Kind of like how his quarterbacking career started with the Dallas Cowboys. Romo was thrown into a 2006 Week 7 Monday Night Football game against the New York Giants when starter Drew Bledsoe was benched at halftime. Though the Cowboys went on to lose 36-22, Romo fared well enough to earn the job the rest of the playoff-bound season. And then the next nine seasons.
So he’s been thrown in the deep end before he was ready to swim. And he’s shown he’s smart, hard-working and can adapt to tricky situations at the highest level. He’s got a really good support system that will help him make the adjustment to the booth. That’s why I think he will thrive in his new career at the No. 1 analyst with CBS.
He has many advantages in his favor. A starting quarterback doesn’t last 10 seasons in the NFL without being a real student of the game. Romo’s preparation will show on telecasts. He can talk football with the best of quarterbacks. There’s concern he will talk over the heads of viewers and speak too long between plays, but if so, he’ll adapt like he always has.

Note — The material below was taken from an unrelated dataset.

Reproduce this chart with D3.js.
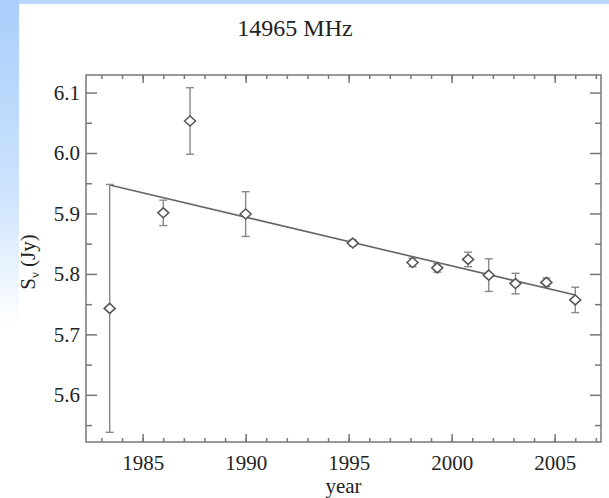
<!DOCTYPE html>
<html>
<head>
<meta charset="utf-8">
<script src="https://cdn.jsdelivr.net/npm/d3@7"></script>
<style>
  html, body { margin: 0; padding: 0; background: #fff; }
  svg { display: block; font-family: "Liberation Serif", "DejaVu Serif", serif; }
</style>
</head>
<body>
<script>
// data
const years = [1983.4, 1986.0, 1987.3, 1990.0, 1995.2, 1998.1, 1999.3, 2000.8, 2001.8, 2003.1, 2004.6, 2006.0];
const flux  = [5.743, 5.901, 6.053, 5.899, 5.851, 5.819, 5.810, 5.824, 5.798, 5.784, 5.786, 5.757];
const errs  = [0.205, 0.021, 0.055, 0.037, 0.005, 0.007, 0.007, 0.012, 0.027, 0.017, 0.007, 0.021];
const fitYears = [1983.4, 2006.0];
const fitFlux  = [5.947, 5.765];
const xMajor = [1985, 1990, 1995, 2000, 2005];
const xMinor = d3.range(1983, 2008);
const yMajor = [5.6, 5.7, 5.8, 5.9, 6.0, 6.1];
const yMinor = [5.55, 5.65, 5.75, 5.85, 5.95, 6.05];

const width = 609, height = 498;
const margin = {left: 86, right: 8, top: 75, bottom: 56};

const svg = d3.select('body').append('svg')
    .attr('width', width)
    .attr('height', height);

// light blue frame at top and left
const defs = svg.append('defs');
const grad = defs.append('linearGradient')
    .attr('id', 'leftband').attr('x1', 0).attr('y1', 0).attr('x2', 0).attr('y2', 1);
grad.append('stop').attr('offset', '0%').attr('stop-color', '#a8cefb');
grad.append('stop').attr('offset', '40%').attr('stop-color', '#cfe4fd');
grad.append('stop').attr('offset', '65%').attr('stop-color', '#ffffff');
svg.append('rect').attr('width', width).attr('height', 4).attr('fill', '#b7d8fc');
svg.append('rect').attr('width', 19).attr('height', height).attr('fill', 'url(#leftband)');

const x = d3.scaleLinear()
    .domain([1982.25, 2007.25])
    .range([margin.left, width - margin.right]);
const y = d3.scaleLinear()
    .domain([5.522, 6.129])
    .range([height - margin.bottom, margin.top]);

const axisColor = '#777';
const textColor = '#222';

function styleAxis(g) {
    g.select('.domain').remove();
    g.selectAll('line').attr('stroke', axisColor).attr('stroke-width', 1.5);
    g.selectAll('text').attr('fill', textColor).attr('font-size', 21)
        .attr('font-family', '"Liberation Serif", serif');
}

const x0 = margin.left, x1 = width - margin.right;
const y0 = height - margin.bottom, y1 = margin.top;

// bottom
svg.append('g').attr('transform', `translate(0,${y0})`)
    .call(d3.axisBottom(x).tickValues(xMinor).tickSize(-4).tickFormat(''))
    .call(styleAxis);
svg.append('g').attr('transform', `translate(0,${y0})`)
    .call(d3.axisBottom(x).tickValues(xMajor).tickSize(-8).tickPadding(13).tickFormat(d3.format('d')))
    .call(styleAxis);
// top
svg.append('g').attr('transform', `translate(0,${y1})`)
    .call(d3.axisTop(x).tickValues(xMinor).tickSize(-4).tickFormat(''))
    .call(styleAxis);
svg.append('g').attr('transform', `translate(0,${y1})`)
    .call(d3.axisTop(x).tickValues(xMajor).tickSize(-8).tickFormat(''))
    .call(styleAxis);
// left
svg.append('g').attr('transform', `translate(${x0},0)`)
    .call(d3.axisLeft(y).tickValues(yMinor).tickSize(-6).tickFormat(''))
    .call(styleAxis);
svg.append('g').attr('transform', `translate(${x0},0)`)
    .call(d3.axisLeft(y).tickValues(yMajor).tickSize(-11).tickPadding(6).tickFormat(d3.format('.1f')))
    .call(styleAxis);
// right
svg.append('g').attr('transform', `translate(${x1},0)`)
    .call(d3.axisRight(y).tickValues(yMinor).tickSize(-6).tickFormat(''))
    .call(styleAxis);
svg.append('g').attr('transform', `translate(${x1},0)`)
    .call(d3.axisRight(y).tickValues(yMajor).tickSize(-11).tickFormat(''))
    .call(styleAxis);

// frame
svg.append('rect')
    .attr('x', x0).attr('y', y1)
    .attr('width', x1 - x0).attr('height', y0 - y1)
    .attr('fill', 'none').attr('stroke', axisColor).attr('stroke-width', 1.5);

// fit line
svg.append('path')
    .datum(d3.zip(fitYears, fitFlux))
    .attr('d', d3.line().x(d => x(d[0])).y(d => y(d[1])))
    .attr('fill', 'none').attr('stroke', '#666').attr('stroke-width', 1.6);

const pts = years.map((yr, i) => ({year: yr, v: flux[i], e: errs[i]}));

// error bars
const eb = svg.append('g').attr('stroke', '#888').attr('stroke-width', 1.4);
eb.selectAll('.bar').data(pts).enter().append('line')
    .attr('x1', d => x(d.year)).attr('x2', d => x(d.year))
    .attr('y1', d => y(d.v - d.e)).attr('y2', d => y(d.v + d.e));
eb.selectAll('.capHi').data(pts).enter().append('line')
    .attr('x1', d => x(d.year) - 4).attr('x2', d => x(d.year) + 4)
    .attr('y1', d => y(d.v + d.e)).attr('y2', d => y(d.v + d.e));
eb.selectAll('.capLo').data(pts).enter().append('line')
    .attr('x1', d => x(d.year) - 4).attr('x2', d => x(d.year) + 4)
    .attr('y1', d => y(d.v - d.e)).attr('y2', d => y(d.v - d.e));

// diamond markers
svg.append('g').selectAll('path').data(pts).enter().append('path')
    .attr('transform', d => `translate(${x(d.year)},${y(d.v)})`)
    .attr('d', 'M-5.5,0L0,-5L5.5,0L0,5Z')
    .attr('fill', '#fff').attr('stroke', '#555').attr('stroke-width', 1.5);

// title and axis labels
svg.append('text')
    .attr('x', 295).attr('y', 36)
    .attr('text-anchor', 'middle')
    .attr('font-size', 24).attr('fill', textColor)
    .text('14965 MHz');

svg.append('text')
    .attr('x', (x0 + x1) / 2).attr('y', 493)
    .attr('text-anchor', 'middle')
    .attr('font-size', 21).attr('fill', textColor)
    .text('year');

const yl = svg.append('text')
    .attr('transform', 'translate(35,262) rotate(-90)')
    .attr('text-anchor', 'middle')
    .attr('font-size', 21).attr('fill', textColor);
yl.append('tspan').text('S');
yl.append('tspan').attr('font-size', 13).attr('dy', 4).text('ν');
yl.append('tspan').attr('dy', -4).text(' (Jy)');
</script>
</body>
</html>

He will be helped in the coming months by his wife, Candice, a former broadcast journalist for Dallas TV station KDAF. She will undoubtedly go through the nuts and bolts of a broadcast and give him some industry tips that will ease the transition.
He’s also be working next to a real pro, Jim Nantz. Nantz will spoon-feed Romo if needed and take him down the right road. He will be a confidant before, during and after the game. I think these two will develop great chemistry and in a short time will be the best NFL combo on television.
Romo will have the advantage of working AFC games. He will do at most three games involving the Cowboys, reducing the amount of criticism that will undoubtedly be heaped on him during his first season.
The critics will be plenty. Many surfaced when Romo wouldn’t address Houston’s quarterbacking situation during his CBS audio conference last week even though now he didn’t have a dog in the fight. That’s a bit disconcerting, but he’ll adapt – there’s that word again – as he grabs the ex-quarterback role by the horns.
Romo’s heard it all before from legions of Cowboys fans and haters. And he more than takes it all in stride. Romo doesn’t take himself too seriously and has often been heard poking fun at himself in locker room interviews. He has a very good sense of humor, and that will surface often on his broadcasts and endear him to viewers. His self-deprecating nature might be his ace in the hole entering the booth, and something that will separate him from the stale, predictable delivery of his fellow former Cowboys quarterback, Troy Aikman.
So get ready for a Romo who will become a star just like the logo on the helmet he once wore.
HOUSTON, WE HAVE A PROBLEM: I have no doubt the Houston Texans were expecting Romo to be released once the free agency period began. Then they would swoop in and sign him as their starter. Oops.
Now the Texans, after trading Brock Osweiler to the Browns, are left with Tom Savage and journeyman Brandon Weeden as their quarterbacks as the NFL Draft approaches.
The Texans’ hesitancy in pursuing Romo could have made a difference in whether Romo returned to play this season. Had they shown interest from the start and offered a draft pick to the Cowboys, that could have swayed Romo enough to decide moving his family for a season or two to Houston would be worth it. They dawdled and as CBS’ interest heated up, the Texans went further and further in Romo’s rearview mirror.
The Texans have to be filled with regret at this point. They have a team that could contend for the Super Bowl with a good quarterback. But with Savage at the helm, they have no chance. They probably have to address the position in the draft next week and start over.
SHERMAN TALK: The Seattle Seahawks have acknowledged they have dangled All-Pro cornerback Richard Sherman as trade bait. There has been lukewarm interest around the league, in part because of his huge salary cap hit of $13 million, his age (29) and his public criticism of the team after a couple big losses.
No one is biting. But should the Cowboys? I have huge concerns about the team’s cornerback situation. Orlando Scandrick has been injury-prone in recent years and is 30. The signing of Nolan Carroll is a stop-gap measure. He’s not a long-term option. Second-year guy Anthony Brown showed promise last year and hopefully is the answer at one corner. Depth is lacking.
The Cowboys would have the money to take on Sherman’s contract. They will gain $14 million against the cap with Romo’s post-June 1 release designation. Sherman is signed through 2018 so he would have two seasons in Dallas. Is he worth giving up a first-round pick? Is he better than the corners the Cowboys are looking at with one of their first two draft picks next week? I’d say yes. He’s a sure thing.
I don’t have to remind longtime Cowboys fans that owner Jerry Jones signed star cornerback Deion Sanders to a huge free agency contract in the spring of 1995. Sanders helped the team win the Super Bowl that following season. This might be the same kind of move required to get to the big game.
The Cowboys have not had a linchpin on their defense since DeMarcus Ware left town. Acquiring Sherman would give the defense an edge it’s been missing and make life much better for a defensive line that struggles to get to the quarterback. I’m in the minority here, but I think it’s worth it for Jones to see if he can land Sherman with a team-friendly trade.